◆ **INSTRUCTIONS FOR THE TASK**
Skip pictures in the listing below; copy exactly the lines from the one with "Generate a component" through the one with "import * as d3 from 'd3';", inclusive.

───── STORED ROWS ─────

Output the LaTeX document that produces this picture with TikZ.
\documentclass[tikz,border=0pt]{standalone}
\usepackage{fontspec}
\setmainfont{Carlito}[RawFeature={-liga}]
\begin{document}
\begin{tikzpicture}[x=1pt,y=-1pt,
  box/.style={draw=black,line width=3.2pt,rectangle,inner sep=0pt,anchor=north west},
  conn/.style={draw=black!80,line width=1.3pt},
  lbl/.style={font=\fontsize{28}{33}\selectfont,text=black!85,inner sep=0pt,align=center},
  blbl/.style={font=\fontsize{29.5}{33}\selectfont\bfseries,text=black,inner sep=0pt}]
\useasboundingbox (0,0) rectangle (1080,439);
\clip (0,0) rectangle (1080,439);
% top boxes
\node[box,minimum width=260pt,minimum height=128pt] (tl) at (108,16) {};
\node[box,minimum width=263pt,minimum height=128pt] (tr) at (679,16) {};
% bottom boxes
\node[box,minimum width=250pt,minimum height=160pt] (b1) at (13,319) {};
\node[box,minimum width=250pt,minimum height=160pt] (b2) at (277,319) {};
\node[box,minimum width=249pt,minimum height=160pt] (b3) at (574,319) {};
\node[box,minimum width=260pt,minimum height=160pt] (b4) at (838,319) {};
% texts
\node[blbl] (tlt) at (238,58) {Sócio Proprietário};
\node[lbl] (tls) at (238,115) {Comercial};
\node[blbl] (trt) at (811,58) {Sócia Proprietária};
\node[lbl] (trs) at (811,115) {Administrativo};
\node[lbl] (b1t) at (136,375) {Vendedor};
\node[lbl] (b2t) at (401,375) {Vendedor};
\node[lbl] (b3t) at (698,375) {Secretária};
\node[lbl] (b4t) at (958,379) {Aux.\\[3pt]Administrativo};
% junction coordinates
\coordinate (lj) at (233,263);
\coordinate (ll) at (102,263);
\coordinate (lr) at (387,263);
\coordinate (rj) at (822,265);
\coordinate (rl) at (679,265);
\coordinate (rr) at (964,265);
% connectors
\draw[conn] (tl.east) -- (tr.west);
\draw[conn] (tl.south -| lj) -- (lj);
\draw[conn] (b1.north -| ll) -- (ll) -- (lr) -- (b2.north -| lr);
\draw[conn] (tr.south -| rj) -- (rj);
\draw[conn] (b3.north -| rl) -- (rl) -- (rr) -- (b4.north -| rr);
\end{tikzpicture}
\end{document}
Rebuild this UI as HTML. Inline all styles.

─────
───── STORED ROWS ─────

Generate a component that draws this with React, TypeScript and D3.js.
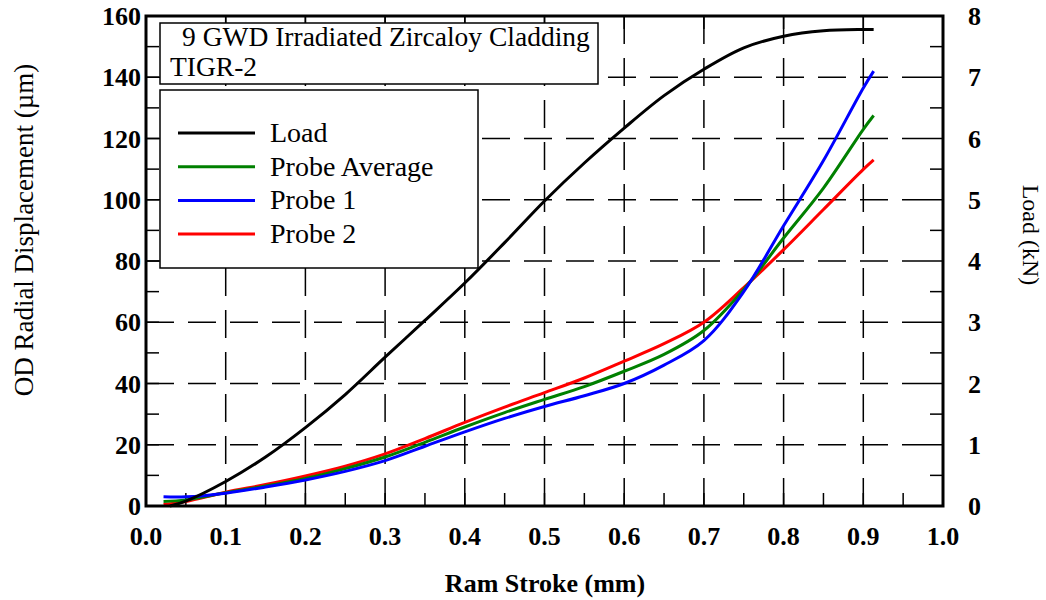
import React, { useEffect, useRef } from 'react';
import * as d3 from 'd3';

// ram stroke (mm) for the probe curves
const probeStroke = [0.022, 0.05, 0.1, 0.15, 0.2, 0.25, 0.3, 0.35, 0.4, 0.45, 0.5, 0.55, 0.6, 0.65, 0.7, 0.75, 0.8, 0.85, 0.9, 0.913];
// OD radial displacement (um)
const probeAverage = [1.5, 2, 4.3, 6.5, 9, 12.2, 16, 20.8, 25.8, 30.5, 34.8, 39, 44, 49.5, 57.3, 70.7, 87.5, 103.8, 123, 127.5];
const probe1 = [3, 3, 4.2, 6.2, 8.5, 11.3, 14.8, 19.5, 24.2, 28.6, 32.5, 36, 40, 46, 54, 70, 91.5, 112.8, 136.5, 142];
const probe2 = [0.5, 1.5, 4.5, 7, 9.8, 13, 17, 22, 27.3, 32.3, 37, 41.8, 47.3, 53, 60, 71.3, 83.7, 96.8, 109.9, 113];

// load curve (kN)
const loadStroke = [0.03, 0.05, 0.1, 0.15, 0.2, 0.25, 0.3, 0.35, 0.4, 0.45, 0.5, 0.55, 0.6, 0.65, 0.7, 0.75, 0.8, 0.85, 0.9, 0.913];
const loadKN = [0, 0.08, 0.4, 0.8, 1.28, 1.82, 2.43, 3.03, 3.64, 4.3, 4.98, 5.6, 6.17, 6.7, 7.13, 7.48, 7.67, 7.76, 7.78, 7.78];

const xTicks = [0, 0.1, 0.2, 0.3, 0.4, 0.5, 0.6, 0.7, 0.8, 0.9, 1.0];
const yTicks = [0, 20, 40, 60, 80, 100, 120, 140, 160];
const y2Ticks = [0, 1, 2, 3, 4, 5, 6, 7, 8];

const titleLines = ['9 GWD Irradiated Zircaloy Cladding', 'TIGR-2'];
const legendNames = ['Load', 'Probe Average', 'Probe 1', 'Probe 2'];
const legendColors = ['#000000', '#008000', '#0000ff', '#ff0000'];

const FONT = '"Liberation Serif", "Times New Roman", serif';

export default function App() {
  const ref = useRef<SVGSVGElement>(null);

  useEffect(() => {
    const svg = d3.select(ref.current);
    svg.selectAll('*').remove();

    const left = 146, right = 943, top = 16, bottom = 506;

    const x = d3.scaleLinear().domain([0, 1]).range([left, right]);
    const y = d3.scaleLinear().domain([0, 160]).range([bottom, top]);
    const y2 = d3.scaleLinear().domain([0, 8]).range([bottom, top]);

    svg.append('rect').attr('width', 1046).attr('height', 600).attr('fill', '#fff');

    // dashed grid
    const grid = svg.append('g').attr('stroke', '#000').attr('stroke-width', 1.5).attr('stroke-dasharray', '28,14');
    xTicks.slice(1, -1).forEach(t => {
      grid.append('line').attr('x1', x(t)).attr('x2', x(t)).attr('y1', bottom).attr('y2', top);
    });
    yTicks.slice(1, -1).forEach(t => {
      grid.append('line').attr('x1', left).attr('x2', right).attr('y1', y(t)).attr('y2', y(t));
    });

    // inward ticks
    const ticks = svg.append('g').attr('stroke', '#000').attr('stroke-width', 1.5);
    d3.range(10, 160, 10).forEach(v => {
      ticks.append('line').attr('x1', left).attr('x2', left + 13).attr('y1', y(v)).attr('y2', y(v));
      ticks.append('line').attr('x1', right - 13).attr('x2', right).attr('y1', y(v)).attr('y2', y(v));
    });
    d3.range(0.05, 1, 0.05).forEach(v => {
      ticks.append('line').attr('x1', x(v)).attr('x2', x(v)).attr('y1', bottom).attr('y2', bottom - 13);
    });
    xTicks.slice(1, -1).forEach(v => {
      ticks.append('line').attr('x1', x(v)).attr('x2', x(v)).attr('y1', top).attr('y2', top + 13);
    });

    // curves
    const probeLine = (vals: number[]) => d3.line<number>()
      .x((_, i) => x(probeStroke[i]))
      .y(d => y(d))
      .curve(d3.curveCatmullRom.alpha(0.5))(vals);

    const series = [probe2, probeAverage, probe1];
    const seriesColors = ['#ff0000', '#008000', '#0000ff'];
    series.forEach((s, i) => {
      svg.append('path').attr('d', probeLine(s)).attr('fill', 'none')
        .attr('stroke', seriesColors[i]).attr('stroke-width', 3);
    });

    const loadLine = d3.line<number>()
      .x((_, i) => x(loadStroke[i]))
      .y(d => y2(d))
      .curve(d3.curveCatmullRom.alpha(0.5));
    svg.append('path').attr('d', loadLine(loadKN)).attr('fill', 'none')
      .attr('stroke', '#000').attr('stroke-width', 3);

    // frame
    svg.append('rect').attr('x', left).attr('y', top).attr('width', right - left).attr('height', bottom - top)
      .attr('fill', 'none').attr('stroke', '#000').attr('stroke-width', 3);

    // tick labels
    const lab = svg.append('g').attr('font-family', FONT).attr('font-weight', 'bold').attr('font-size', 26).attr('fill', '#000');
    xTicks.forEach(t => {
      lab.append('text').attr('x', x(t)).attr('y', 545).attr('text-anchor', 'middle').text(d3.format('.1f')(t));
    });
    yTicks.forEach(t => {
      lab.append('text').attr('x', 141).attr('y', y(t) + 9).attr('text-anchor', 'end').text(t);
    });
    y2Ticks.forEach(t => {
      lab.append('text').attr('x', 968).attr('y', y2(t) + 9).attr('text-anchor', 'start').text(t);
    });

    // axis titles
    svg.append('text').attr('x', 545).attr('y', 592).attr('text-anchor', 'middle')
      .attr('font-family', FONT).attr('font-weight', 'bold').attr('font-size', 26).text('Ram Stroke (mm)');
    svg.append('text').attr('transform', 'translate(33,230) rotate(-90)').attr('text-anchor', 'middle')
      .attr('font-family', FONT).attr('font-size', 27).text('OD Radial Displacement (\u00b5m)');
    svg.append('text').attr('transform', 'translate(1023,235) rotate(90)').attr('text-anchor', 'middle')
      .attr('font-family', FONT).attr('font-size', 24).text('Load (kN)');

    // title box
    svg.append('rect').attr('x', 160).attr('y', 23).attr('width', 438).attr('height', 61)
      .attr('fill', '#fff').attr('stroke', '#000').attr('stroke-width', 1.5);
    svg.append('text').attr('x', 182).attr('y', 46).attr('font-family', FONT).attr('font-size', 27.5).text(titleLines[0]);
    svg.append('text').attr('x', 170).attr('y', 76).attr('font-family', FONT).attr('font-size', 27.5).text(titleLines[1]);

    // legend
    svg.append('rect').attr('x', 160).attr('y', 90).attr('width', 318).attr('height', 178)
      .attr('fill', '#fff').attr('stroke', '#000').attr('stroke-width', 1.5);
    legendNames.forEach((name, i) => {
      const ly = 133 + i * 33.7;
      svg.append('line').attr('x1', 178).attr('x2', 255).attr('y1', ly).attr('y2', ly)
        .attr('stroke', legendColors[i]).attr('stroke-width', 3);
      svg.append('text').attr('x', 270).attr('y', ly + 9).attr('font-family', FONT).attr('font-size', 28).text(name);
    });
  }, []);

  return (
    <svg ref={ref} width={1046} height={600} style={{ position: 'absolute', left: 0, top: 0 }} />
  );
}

─────

◆ **OUTPUT OF THE TASK**
Generate a component that draws this with React, TypeScript and D3.js.
import React, { useEffect, useRef } from 'react';
import * as d3 from 'd3';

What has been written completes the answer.